_Set task_: Quote the data exactly, first line to the line containing "plt.rcParams['mathtext.rm'] = 'Liberation", with no pictures.

START Material

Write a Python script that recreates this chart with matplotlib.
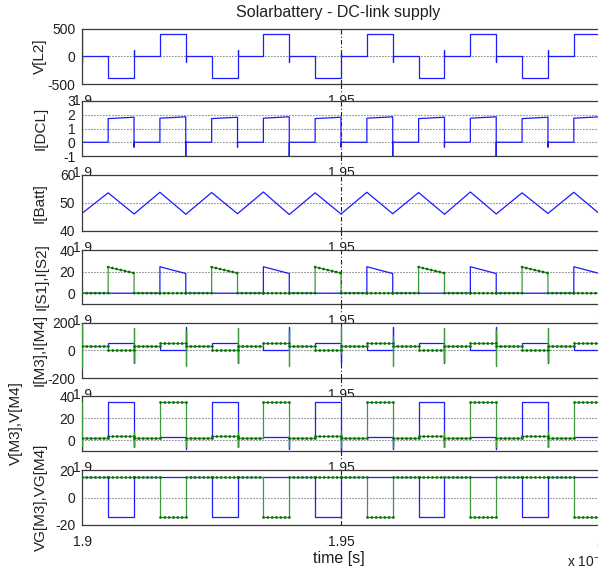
import numpy as np
import matplotlib
matplotlib.use("Agg")
import matplotlib.pyplot as plt
from matplotlib.lines import Line2D
from matplotlib.ticker import FuncFormatter

plt.rcParams['font.family'] = ['Liberation Sans', 'DejaVu Sans']
plt.rcParams['font.size'] = 10
plt.rcParams['axes.unicode_minus'] = False
plt.rcParams['mathtext.fontset'] = 'custom'
plt.rcParams['mathtext.rm'] = 'Liberation Sans'

# switching instants in ms (one 5 us interval per entry)
t_edges_ms = [1.900, 1.905, 1.910, 1.915, 1.920, 1.925, 1.930, 1.935, 1.940, 1.945,
              1.950, 1.955, 1.960, 1.965, 1.970, 1.975, 1.980, 1.985, 1.990, 1.995, 2.000]

# V[L2] : level at start / end of each interval, spikes at switching instants
vl2_start = [0, -400, 10, 400, 0, -400, 10, 400, 0, -400, 10, 400, 0, -400, 10, 400, 0, -400, 10, 400]
vl2_end = vl2_start
vl2_spikes = {0: (430, -110), 2: (120,), 4: (-100,), 6: (120,), 8: (-100,), 10: (60,),
              12: (-100,), 14: (120,), 16: (-100,), 18: (110,)}

# I[DCL]
idcl_start = [0, 1.72, 0, 1.75, 0, 1.72, 0, 1.75, 0, 1.72, 0, 1.75, 0, 1.72, 0, 1.75, 0, 1.72, 0, 1.75]
idcl_end = [0, 1.82, 0, 1.85, 0, 1.82, 0, 1.85, 0, 1.82, 0, 1.85, 0, 1.82, 0, 1.85, 0, 1.82, 0, 1.85]
idcl_spikes = {0: (-1.1,), 2: (-0.35,), 4: (-1.1,), 6: (-0.35,), 8: (-1.1,), 10: (-0.35,),
               12: (-1.1,), 14: (-0.35,), 16: (-1.1,), 18: (-0.35,)}

# I[Batt] : value at each switching instant
ibatt = [46.3, 53.6, 46.0, 53.8, 45.9, 53.7, 46.1, 53.9, 45.8, 53.6, 46.0,
         53.8, 46.1, 53.7, 45.9, 53.9, 46.0, 53.6, 46.2, 53.8, 46.0]

# I[S1] (blue), I[S2] (green)
is1_start = [0, 0, 0, 24.5, 0, 0, 0, 24.5, 0, 0, 0, 24.5, 0, 0, 0, 24.5, 0, 0, 0, 24.5]
is1_end = [0, 0, 0, 18.2, 0, 0, 0, 18.2, 0, 0, 0, 18.2, 0, 0, 0, 18.2, 0, 0, 0, 18.2]
is1_spikes = {0: (18.5,)}
is2_start = [0, 24.2, 0, 0, 0, 24.2, 0, 0, 0, 24.2, 0, 0, 0, 24.2, 0, 0, 0, 24.2, 0, 0]
is2_end = [0, 18.6, 0, 0, 0, 18.6, 0, 0, 0, 18.6, 0, 0, 0, 18.6, 0, 0, 0, 18.6, 0, 0]

# I[M3] (blue), I[M4] (green)
im3_start = [35, 55, 35, 2, 35, 55, 35, 2, 35, 55, 35, 2, 35, 55, 35, 2, 35, 55, 35, 2]
im3_end = im3_start
im3_spikes = {0: (200,), 2: (-88,), 4: (170,), 6: (-88,), 8: (170,), 10: (-90,),
              12: (170,), 14: (-88,), 16: (170,), 18: (-88,)}
im4_start = [35, 3, 35, 55, 35, 3, 35, 55, 35, 3, 35, 55, 35, 3, 35, 55, 35, 3, 35, 55]
im4_end = im4_start
im4_spikes = {0: (190, -130), 2: (160, -85), 4: (150, -115), 6: (160, -85), 8: (150, -115),
              10: (170, -22), 12: (100, -115), 14: (160, -85), 16: (150, -115), 18: (160, -85)}

# V[M3] (blue), V[M4] (green)
vm3_start = [1.5, 35, 1.5, 3, 1.5, 35, 1.5, 3, 1.5, 35, 1.5, 3, 1.5, 35, 1.5, 3, 1.5, 35, 1.5, 3]
vm3_end = vm3_start
vm3_spikes = {0: (-8,), 2: (-6,), 4: (-8,), 6: (-6,), 8: (-8,), 10: (-10,),
              12: (-8,), 14: (-6,), 16: (-8,), 18: (-6,)}
vm4_start = [1.5, 3.7, 1.5, 35, 1.5, 3.7, 1.5, 35, 1.5, 3.7, 1.5, 35, 1.5, 3.7, 1.5, 35, 1.5, 3.7, 1.5, 35]
vm4_end = vm4_start
vm4_spikes = {0: (35, -5), 2: (8, -6), 4: (-6,), 6: (8, -6), 8: (-6,), 10: (8, -6),
              12: (-6,), 14: (8, -6), 16: (-6,), 18: (8, -6)}

# VG[M3] (blue), VG[M4] (green)
vg3_start = [14.8, -14, 14.8, 14.8, 14.8, -14, 14.8, 14.8, 14.8, -14, 14.8, 14.8,
             14.8, -14, 14.8, 14.8, 14.8, -14, 14.8, 14.8]
vg3_end = vg3_start
vg4_start = [15.2, 15.2, 15.2, -14.2, 15.2, 15.2, 15.2, -14.2, 15.2, 15.2, 15.2, -14.2,
             15.2, 15.2, 15.2, -14.2, 15.2, 15.2, 15.2, -14.2]
vg4_end = vg4_start

ylabels = ['V[L2]', 'I[DCL]', 'I[Batt]', 'I[S1],I[S2]', 'I[M3],I[M4]', 'V[M3],V[M4]', 'VG[M3],VG[M4]']
ylims = [(-500, 500), (-1, 3), (40, 60), (-10, 40), (-200, 200), (-10, 40), (-20, 20)]
yticks = [[-500, 0, 500], [-1, 0, 1, 2, 3], [40, 50, 60], [0, 20, 40],
          [-200, 0, 200], [0, 20, 40], [-20, 0, 20]]

t_edges = np.array(t_edges_ms) * 1e-3

BLUE = '#1a1aff'
GREEN = '#3a9a3a'
DOTGREEN = '#0a6e0a'
TXT = '#202020'


def build_path(starts, ends, spikes=None):
    spikes = spikes or {}
    t, y = [], []
    for i in range(len(starts)):
        for s in spikes.get(i, ()):
            t.append(t_edges[i])
            y.append(s)
        t += [t_edges[i], t_edges[i + 1]]
        y += [starts[i], ends[i]]
    return np.array(t), np.array(y)


def flat_parts(starts, ends):
    t, y = [], []
    for i in range(len(starts)):
        t += [t_edges[i], t_edges[i + 1], np.nan]
        y += [starts[i], ends[i], np.nan]
    return np.array(t), np.array(y)


W, H = 598, 572
fig = plt.figure(figsize=(W / 100, H / 100), dpi=100, facecolor='white')

left_px, right_px = 82.3, 599.7
panels_px = [(28.5, 84), (101, 156), (175, 230.7), (250, 304), (322.7, 378), (396, 451), (470, 525)]
label_x_px = [40, 41, 40, 42, 40, 16, 41]

axes = []
for k, (top, bot) in enumerate(panels_px):
    ax = fig.add_axes([left_px / W, 1 - bot / H, (right_px - left_px) / W, (bot - top) / H])
    ax.set_facecolor('white')
    ax.set_xlim(1.9e-3, 2.0e-3)
    ax.set_ylim(*ylims[k])
    ax.set_xticks([1.9e-3, 1.95e-3, 2.0e-3])
    ax.set_yticks(yticks[k])
    ax.xaxis.set_major_formatter(FuncFormatter(lambda v, p: f"{v * 1e3:g}"))
    ax.tick_params(length=0, labelsize=10, labelcolor=TXT)
    ax.tick_params(axis='x', pad=7.5)
    ax.tick_params(axis='y', pad=5)
    for sp in ax.spines.values():
        sp.set_color('#3a3a3a')
        sp.set_linewidth(0.9)
    for yv in yticks[k]:
        ax.axhline(yv, color='#303030', lw=0.8, ls=(0, (0.8, 1.9)), zorder=0.5)
    ax.axvline(1.95e-3, color=TXT, lw=0.8, ls=(0, (4, 2, 1, 2)), zorder=0.5)
    ax.set_ylabel(ylabels[k], fontsize=11, color=TXT, va='center')
    ax.yaxis.set_label_coords((label_x_px[k] - left_px) / (right_px - left_px), 0.5)
    axes.append(ax)


def draw_green(ax, starts, ends, spikes=None):
    t, y = build_path(starts, ends, spikes)
    ax.plot(t, y, color=GREEN, lw=0.9, zorder=3)
    tf, yf = flat_parts(starts, ends)
    ax.plot(tf, yf, color=DOTGREEN, lw=2.0, ls=(0, (0.05, 1.5)),
            dash_capstyle='round', zorder=4)


# V[L2]
t, y = build_path(vl2_start, vl2_end, vl2_spikes)
axes[0].plot(t, y, color=BLUE, lw=0.9, zorder=2)

# I[DCL]
t, y = build_path(idcl_start, idcl_end, idcl_spikes)
axes[1].plot(t, y, color=BLUE, lw=0.9, zorder=2)

# I[Batt]
axes[2].plot(t_edges, ibatt, color=BLUE, lw=0.9, zorder=2)

# I[S1], I[S2]
t, y = build_path(is1_start, is1_end, is1_spikes)
axes[3].plot(t, y, color=BLUE, lw=0.9, zorder=2)
draw_green(axes[3], is2_start, is2_end)

# I[M3], I[M4]
t, y = build_path(im3_start, im3_end, im3_spikes)
axes[4].plot(t, y, color=BLUE, lw=0.9, zorder=2)
draw_green(axes[4], im4_start, im4_end, im4_spikes)

# V[M3], V[M4]
t, y = build_path(vm3_start, vm3_end, vm3_spikes)
axes[5].plot(t, y, color=BLUE, lw=0.9, zorder=2)
draw_green(axes[5], vm4_start, vm4_end, vm4_spikes)

# VG[M3], VG[M4]
t, y = build_path(vg3_start, vg3_end)
axes[6].plot(t, y, color=BLUE, lw=0.9, zorder=2)
draw_green(axes[6], vg4_start, vg4_end)

# cursor line at 1.95 continues a little into the gaps between panels
x_cur = (left_px + (right_px - left_px) * 0.5) / W
for top, bot in panels_px[:-1]:
    fig.add_artist(Line2D([x_cur, x_cur], [1 - bot / H, 1 - (bot + 9) / H],
                          color=TXT, lw=0.8, ls=(0, (4, 2, 1, 2)), zorder=10))

fig.text(338.5 / W, 1 - 12 / H, 'Solarbattery - DC-link supply', ha='center', va='center',
         fontsize=11.5, color=TXT)
fig.text(339 / W, 1 - 559 / H, 'time [s]', ha='center', va='center', fontsize=11.5, color=TXT)
fig.text(567 / W, 1 - 561 / H, r'x 10$^{-3}$', ha='left', va='center', fontsize=10, color=TXT)

fig.savefig('out.png', dpi=100, facecolor='white')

END Material

_Answer in full_:
Write a Python script that recreates this chart with matplotlib.
import numpy as np
import matplotlib
matplotlib.use("Agg")
import matplotlib.pyplot as plt
from matplotlib.lines import Line2D
from matplotlib.ticker import FuncFormatter

plt.rcParams['font.family'] = ['Liberation Sans', 'DejaVu Sans']
plt.rcParams['font.size'] = 10
plt.rcParams['axes.unicode_minus'] = False
plt.rcParams['mathtext.fontset'] = 'custom'
plt.rcParams['mathtext.rm'] = 'Liberation Sans'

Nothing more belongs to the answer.